Um dia, numa discussão com uma caríssima e estimada colega da área, ela dizia-me : "eu acho que aquele que furta uma coisa de pequeno valor, numa situação limite, tenho dúvidas da sua punição". Eu, estupefacto, respondi-lhe, com todo o respeito : " Caríssima, se assim fosse, nada nem ninguém seria controlado, e, teríamos uma Primavera Ocidental, onde o liberalismo se tornaria radical e a liberdade individual do indivíduo seria defendida no seu todo, sem limites, porque quando queremos criar justiça, entendo que não devemos destruir leis, porque quando estamos a exigir a um tipo de ilícito criminal como o furto simples, que já dependia de queixa, que passe a ter natureza particular, estamos a legalizar o crime, e, a permitir a um indivíduo que furtar (diferente de roubar) uma garrafa de whisky 8 anos num estabelecimento comercial de pequena dimensão, no valor de 60 euros, seja protegido pela lei, uma vez que, o lesado, com esta nova tipificação legal, passe a ter que para ver ressarcido um direito legal que lhe assiste, tenha que pagar 102 euros (UC), uma vez que o crime passa a ser de natureza particular, o que exige o pagamento de uma taxa de justiça, na sua constituição como assistente (artigo 519º Código de Processo Penal e artigo 80º Código de Regulamento das Custas Processuais)."
Considero e concordo que são bagatelas penais, casos como o que opôs o Sem-Abrigo ao Pingo Doce, em que o Estado gastou muito dinheiro, mas não acho que seja um caminho assertivo, para inverter este tipo de casos, elevar os custos judiciais do ofendido, vitima de furto, que apenas quer invocar um direito que lhe assiste.

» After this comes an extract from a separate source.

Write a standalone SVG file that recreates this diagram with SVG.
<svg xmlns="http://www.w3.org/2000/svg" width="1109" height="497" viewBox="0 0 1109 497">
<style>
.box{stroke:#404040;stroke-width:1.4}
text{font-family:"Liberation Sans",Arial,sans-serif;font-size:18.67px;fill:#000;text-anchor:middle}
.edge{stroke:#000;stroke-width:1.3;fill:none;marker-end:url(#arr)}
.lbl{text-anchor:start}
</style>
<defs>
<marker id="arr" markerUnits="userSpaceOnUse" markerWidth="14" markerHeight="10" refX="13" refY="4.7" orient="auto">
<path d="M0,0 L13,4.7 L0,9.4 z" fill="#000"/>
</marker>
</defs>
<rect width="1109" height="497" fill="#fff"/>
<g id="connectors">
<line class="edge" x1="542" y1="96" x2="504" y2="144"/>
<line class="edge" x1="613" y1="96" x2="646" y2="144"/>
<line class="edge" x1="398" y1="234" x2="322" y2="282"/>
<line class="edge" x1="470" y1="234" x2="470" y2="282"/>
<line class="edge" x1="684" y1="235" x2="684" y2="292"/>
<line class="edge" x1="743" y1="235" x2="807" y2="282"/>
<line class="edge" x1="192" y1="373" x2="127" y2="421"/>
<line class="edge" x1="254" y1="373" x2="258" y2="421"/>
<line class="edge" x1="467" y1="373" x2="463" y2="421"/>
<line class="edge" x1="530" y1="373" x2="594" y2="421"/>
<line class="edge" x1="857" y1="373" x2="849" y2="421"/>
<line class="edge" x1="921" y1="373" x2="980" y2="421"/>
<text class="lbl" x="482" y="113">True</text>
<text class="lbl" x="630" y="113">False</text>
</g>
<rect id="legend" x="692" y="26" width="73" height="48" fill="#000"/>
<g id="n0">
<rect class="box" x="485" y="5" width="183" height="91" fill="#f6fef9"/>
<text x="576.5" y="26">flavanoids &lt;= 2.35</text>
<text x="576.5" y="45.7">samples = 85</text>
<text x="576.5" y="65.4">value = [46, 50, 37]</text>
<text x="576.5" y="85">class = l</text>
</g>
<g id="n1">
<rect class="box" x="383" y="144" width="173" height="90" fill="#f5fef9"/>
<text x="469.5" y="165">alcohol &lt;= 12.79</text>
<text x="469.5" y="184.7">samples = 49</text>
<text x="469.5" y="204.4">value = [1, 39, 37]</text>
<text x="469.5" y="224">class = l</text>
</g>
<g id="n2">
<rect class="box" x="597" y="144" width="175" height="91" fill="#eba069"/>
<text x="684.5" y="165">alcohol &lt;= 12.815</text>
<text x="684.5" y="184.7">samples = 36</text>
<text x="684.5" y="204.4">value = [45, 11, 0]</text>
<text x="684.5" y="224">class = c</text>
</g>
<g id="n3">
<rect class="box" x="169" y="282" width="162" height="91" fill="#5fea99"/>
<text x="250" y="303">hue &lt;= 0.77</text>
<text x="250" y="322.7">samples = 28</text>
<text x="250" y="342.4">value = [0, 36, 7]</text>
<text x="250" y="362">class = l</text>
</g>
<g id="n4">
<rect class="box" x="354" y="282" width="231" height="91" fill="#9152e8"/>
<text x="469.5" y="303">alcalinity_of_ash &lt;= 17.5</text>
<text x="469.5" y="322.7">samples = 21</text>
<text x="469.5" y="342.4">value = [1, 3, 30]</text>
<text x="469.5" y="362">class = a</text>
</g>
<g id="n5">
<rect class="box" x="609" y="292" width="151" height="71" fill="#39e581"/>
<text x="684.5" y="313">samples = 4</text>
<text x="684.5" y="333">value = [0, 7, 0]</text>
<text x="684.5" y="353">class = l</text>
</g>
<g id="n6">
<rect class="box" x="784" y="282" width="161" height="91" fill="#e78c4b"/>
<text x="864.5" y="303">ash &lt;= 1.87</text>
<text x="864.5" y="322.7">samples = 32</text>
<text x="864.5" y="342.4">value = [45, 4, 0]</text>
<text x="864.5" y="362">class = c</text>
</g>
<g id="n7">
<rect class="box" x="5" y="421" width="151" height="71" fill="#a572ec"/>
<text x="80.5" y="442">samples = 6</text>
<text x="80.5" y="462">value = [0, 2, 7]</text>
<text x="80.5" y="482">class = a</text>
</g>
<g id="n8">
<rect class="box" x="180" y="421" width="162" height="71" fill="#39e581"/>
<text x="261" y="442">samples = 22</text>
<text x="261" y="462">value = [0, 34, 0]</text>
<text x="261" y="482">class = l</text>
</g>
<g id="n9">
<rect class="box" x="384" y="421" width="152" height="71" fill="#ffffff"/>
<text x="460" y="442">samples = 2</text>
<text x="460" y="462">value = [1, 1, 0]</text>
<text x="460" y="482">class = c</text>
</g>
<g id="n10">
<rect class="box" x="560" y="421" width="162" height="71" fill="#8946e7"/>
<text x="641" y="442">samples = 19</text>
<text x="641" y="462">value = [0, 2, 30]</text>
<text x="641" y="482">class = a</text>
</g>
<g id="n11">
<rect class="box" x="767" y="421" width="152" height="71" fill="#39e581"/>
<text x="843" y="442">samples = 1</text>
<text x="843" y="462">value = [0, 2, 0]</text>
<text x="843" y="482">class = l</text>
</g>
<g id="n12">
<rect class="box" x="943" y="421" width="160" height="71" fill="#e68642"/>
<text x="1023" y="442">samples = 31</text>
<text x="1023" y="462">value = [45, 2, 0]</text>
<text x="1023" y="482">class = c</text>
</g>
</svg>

Soluções como a criação dos "Julgados de Paz" parecem mais equilibradas e justas.
Diversas pessoas ficam sem perceber, e com razão, qual a diferença entre tornar um furto simples semi-publico em particular ? A diferença reside no facto de ao passar a ser de natureza particular, o ofendido terá de pagar uma taxa de justiça de 102 euros. Sera equilibrado, proporcional, adequado que um individuo, vitima de furto de um objecto no valor de 60, como anteriormente referi, para ver ressarcido o seu direito, tenha que constituir advogado, que a lei exige, e, pagar 102 euros de taxa de justiça ?
Estava no primeiro ano de faculdade na Universidade Católica, quando, aprendi, embora, em virtude da minha formação católica, já tenha esses valores comigo ao longo da vida, que o Direito tem uma função moral e uma função ordenadora, de disciplina da vida em sociedade. A moral ensina-nos a estar de uma determinada maneira na sociedade, a não precisar de uma norma jurídica para obedecer a determinado comportamento, porque quem, como eu, se rege pela moral, pelos bons costumes, por um Código de Conduta subordinado a princípios e valores derivados de uma religião, não necessita de normas para agir de forma correcta em sociedade.
Isto para tentar ilustrar, que, o Direito nasce da moral, ambos são normas de comportamento, e o Direito surgiu para disciplinar as pessoas e a sociedade, mais igualdade, e, não devemos usurpar essa função do direito, porque ao colocarmos barreiras no acesso ao sistema de justiça, como hoje em Portugal se faz, através das elevadas custas judiciais, estamos a ofender a dignidade das pessoas, e impedir as pessoas com menos possibilidades económicas de poderem defender os seus direitos, quando esses são violados.